Amélie Reymond gewinnt eine Weltcup-Kugel nach der anderen. Sie ist die erfolgreichste Telemarkfahrerin der Gegenwart. Eine alte Technik und ihr junges Aushängeschild: die Reportage führt ins Wallis und nach Norwegen, dem Ursprungsland des Telemark.

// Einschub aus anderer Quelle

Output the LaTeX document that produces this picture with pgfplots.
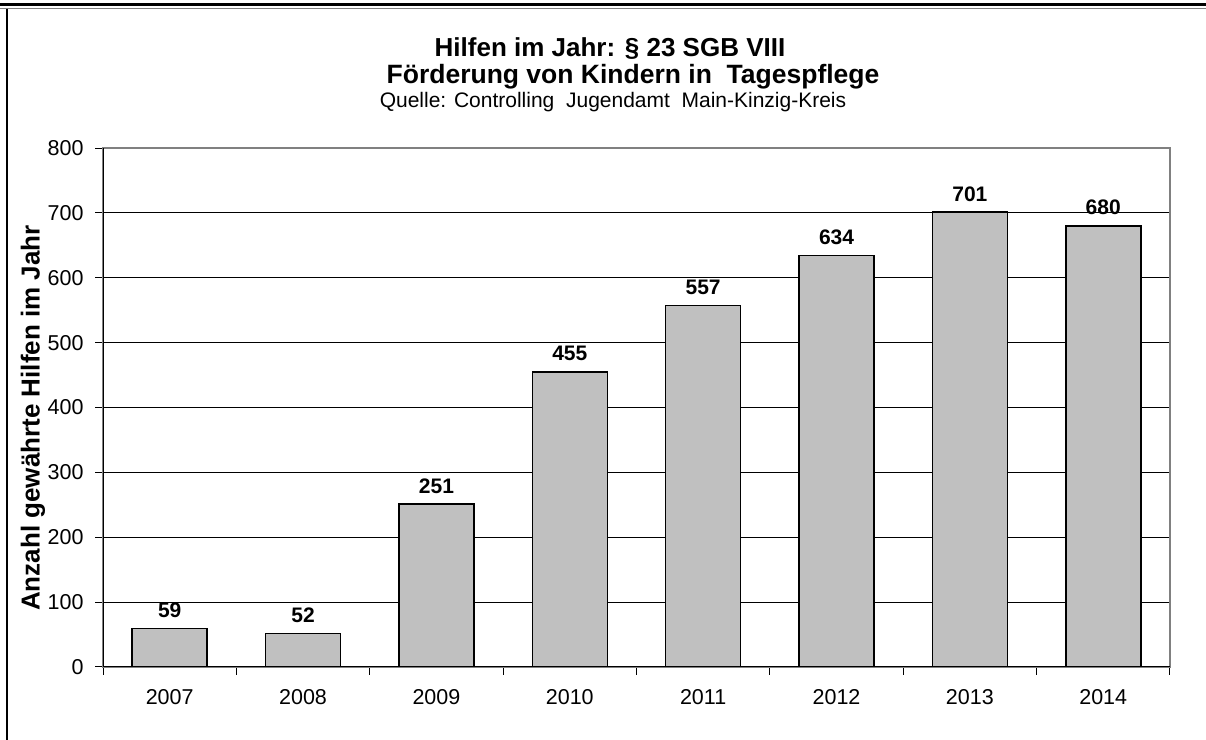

Die 28jährige Amélie Reymond hasst es, nicht die Schnellste zu sein. Ausgerechnet im letzten Weltcup-Rennen der Saison passiert ihr der Patzer. Nach einer Berührung mit der norwegischen Gegnerin stürzt Reymond in der 360-Grad-Kurve und verliert einen Ski. Sie beendet die Disziplin „Parallel“ auf dem dritten Rang. Es ist erst das zweite Rennen der Saison, welches die Walliserin nicht gewinnen konnte. Der Gesamtweltcup-Sieg und damit die grosse Kristallkugel, hat Reymond trotzdem auf sicher. Bei der Uebergabe der Kugel kehrt ihr Lächeln zurück.

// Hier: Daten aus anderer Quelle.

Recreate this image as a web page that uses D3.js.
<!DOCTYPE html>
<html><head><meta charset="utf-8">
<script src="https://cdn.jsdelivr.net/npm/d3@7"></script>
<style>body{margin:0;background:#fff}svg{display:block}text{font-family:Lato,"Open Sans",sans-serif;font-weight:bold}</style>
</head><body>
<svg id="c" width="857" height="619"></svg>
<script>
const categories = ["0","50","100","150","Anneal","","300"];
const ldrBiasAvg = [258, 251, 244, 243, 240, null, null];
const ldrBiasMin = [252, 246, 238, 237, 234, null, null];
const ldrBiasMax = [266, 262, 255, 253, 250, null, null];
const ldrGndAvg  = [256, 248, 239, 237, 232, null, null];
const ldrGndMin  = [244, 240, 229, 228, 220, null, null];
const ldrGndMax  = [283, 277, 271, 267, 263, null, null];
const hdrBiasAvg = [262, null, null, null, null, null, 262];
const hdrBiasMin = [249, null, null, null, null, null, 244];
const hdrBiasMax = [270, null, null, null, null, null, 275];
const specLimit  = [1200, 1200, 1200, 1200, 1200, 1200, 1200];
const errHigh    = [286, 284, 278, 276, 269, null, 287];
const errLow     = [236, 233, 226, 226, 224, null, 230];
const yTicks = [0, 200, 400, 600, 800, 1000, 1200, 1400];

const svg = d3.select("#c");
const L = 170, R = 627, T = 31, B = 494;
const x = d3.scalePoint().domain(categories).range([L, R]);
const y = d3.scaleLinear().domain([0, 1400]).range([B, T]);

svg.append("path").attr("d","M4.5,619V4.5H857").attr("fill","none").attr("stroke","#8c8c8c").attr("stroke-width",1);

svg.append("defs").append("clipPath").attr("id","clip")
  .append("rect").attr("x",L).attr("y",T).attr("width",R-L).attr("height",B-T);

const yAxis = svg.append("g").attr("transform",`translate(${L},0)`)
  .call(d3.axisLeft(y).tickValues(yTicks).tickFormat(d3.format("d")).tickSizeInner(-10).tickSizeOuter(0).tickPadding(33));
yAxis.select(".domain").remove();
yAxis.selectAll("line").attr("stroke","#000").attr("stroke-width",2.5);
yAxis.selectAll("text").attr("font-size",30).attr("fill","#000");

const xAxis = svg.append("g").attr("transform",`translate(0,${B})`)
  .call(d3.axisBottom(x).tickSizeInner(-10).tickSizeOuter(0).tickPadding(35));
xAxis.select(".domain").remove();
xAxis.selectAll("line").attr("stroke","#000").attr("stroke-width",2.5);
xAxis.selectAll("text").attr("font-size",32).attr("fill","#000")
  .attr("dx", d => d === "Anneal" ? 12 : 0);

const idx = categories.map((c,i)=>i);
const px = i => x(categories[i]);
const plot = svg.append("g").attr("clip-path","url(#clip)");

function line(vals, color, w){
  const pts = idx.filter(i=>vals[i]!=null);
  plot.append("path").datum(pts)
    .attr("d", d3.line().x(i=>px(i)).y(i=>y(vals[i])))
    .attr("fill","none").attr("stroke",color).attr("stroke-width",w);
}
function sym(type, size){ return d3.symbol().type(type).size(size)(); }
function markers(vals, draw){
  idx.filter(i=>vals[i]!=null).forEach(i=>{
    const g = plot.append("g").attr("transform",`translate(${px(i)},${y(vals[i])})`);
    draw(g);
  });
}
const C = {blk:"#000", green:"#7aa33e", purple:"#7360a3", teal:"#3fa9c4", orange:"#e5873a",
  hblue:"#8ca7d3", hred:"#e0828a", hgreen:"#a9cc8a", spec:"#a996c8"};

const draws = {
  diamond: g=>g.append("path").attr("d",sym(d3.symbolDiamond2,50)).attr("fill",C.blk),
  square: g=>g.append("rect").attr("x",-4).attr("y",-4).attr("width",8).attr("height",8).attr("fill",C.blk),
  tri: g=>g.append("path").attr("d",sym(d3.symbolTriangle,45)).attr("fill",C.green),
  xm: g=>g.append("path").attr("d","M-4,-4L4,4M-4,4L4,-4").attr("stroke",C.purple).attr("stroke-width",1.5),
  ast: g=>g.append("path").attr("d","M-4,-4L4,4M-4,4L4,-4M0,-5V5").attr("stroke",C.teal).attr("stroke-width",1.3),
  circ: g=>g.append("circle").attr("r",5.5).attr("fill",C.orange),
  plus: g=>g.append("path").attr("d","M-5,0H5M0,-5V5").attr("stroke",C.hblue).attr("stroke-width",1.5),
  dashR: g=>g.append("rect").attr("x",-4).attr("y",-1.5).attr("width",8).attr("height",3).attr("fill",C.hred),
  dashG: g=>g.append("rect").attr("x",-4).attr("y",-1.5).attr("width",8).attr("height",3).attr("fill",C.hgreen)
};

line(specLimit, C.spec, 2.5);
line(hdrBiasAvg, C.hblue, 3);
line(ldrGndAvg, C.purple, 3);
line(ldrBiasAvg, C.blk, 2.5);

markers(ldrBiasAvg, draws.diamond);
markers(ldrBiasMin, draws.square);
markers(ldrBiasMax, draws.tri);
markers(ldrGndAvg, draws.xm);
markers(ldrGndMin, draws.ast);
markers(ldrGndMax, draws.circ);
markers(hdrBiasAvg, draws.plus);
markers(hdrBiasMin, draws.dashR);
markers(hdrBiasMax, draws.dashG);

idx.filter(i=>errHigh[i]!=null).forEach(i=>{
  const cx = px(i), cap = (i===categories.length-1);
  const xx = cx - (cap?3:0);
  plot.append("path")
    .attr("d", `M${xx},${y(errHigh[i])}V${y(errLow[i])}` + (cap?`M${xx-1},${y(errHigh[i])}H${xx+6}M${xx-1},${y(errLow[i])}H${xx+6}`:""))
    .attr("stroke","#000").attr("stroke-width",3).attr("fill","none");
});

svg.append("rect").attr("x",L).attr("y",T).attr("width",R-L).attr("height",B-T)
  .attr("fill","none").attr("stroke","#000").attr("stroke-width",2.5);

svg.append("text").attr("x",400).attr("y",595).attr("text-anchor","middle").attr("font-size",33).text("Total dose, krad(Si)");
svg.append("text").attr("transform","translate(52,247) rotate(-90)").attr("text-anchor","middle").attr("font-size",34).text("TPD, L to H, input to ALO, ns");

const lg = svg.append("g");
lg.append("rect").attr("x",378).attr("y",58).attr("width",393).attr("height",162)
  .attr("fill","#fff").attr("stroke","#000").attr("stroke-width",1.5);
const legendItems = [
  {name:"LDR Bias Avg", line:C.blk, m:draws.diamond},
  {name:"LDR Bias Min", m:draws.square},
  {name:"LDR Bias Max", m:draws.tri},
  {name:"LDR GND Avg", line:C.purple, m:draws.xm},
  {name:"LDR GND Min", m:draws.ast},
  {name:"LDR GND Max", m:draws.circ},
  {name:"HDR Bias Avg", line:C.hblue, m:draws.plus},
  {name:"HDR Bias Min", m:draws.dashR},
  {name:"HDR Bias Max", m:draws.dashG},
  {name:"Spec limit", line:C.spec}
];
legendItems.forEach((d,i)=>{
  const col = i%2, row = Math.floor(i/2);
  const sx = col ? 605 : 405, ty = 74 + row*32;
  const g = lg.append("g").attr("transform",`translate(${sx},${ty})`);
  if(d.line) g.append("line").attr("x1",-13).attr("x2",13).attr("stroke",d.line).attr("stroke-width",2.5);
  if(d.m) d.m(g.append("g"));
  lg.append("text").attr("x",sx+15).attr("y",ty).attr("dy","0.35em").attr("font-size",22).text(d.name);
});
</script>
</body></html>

Eine alte Technik, neu entdeckt
Reymond ist eine Ausnahmeerscheinung im Telemark. Sie stieg vor rund zehn Jahren auf die fersenfreie Bindung um und schwärmt, „im Telemark kannst du jedes Gelände fahren, Piste, Tiefschnee, Sprünge und natürlich auch Flachstücke“. Neun Weltmeistertitel und dutzende Weltcup-Siege gehen auf das Konto der Walliserin. Telemark gehört zu Swiss-Ski, fristet aber ein Dasein im Schatten der Alpinen Disziplinen. In Norwegen hat die Disziplin einen etwas grösseren Stellenwert. Telemark heisst die Provinz im Süden des Landes, die der Skitechnik ihren Namen gab. Vor rund 150 Jahren entdeckte ein Schreiner der Gegend, dass mit den Holz-Skis das Fortkommen im Schnee einfacher ist, wenn die Ferse frei ist. Beim Telemarkfahren werden die Kurven mit einem Ausfallschritt eingeleitet, jeder Schwung wird zum Kniefall am Berg. Dass dies selbst im Rennanzug elegant aussehen kann, beweist Amélie Reymond, wenn sie um die Torstangen kurvt oder über die Skating-Strecke wetzt. Telemark-Fahren ist die Vermischung verschiedener Disziplinen innerhalb eines Rennens.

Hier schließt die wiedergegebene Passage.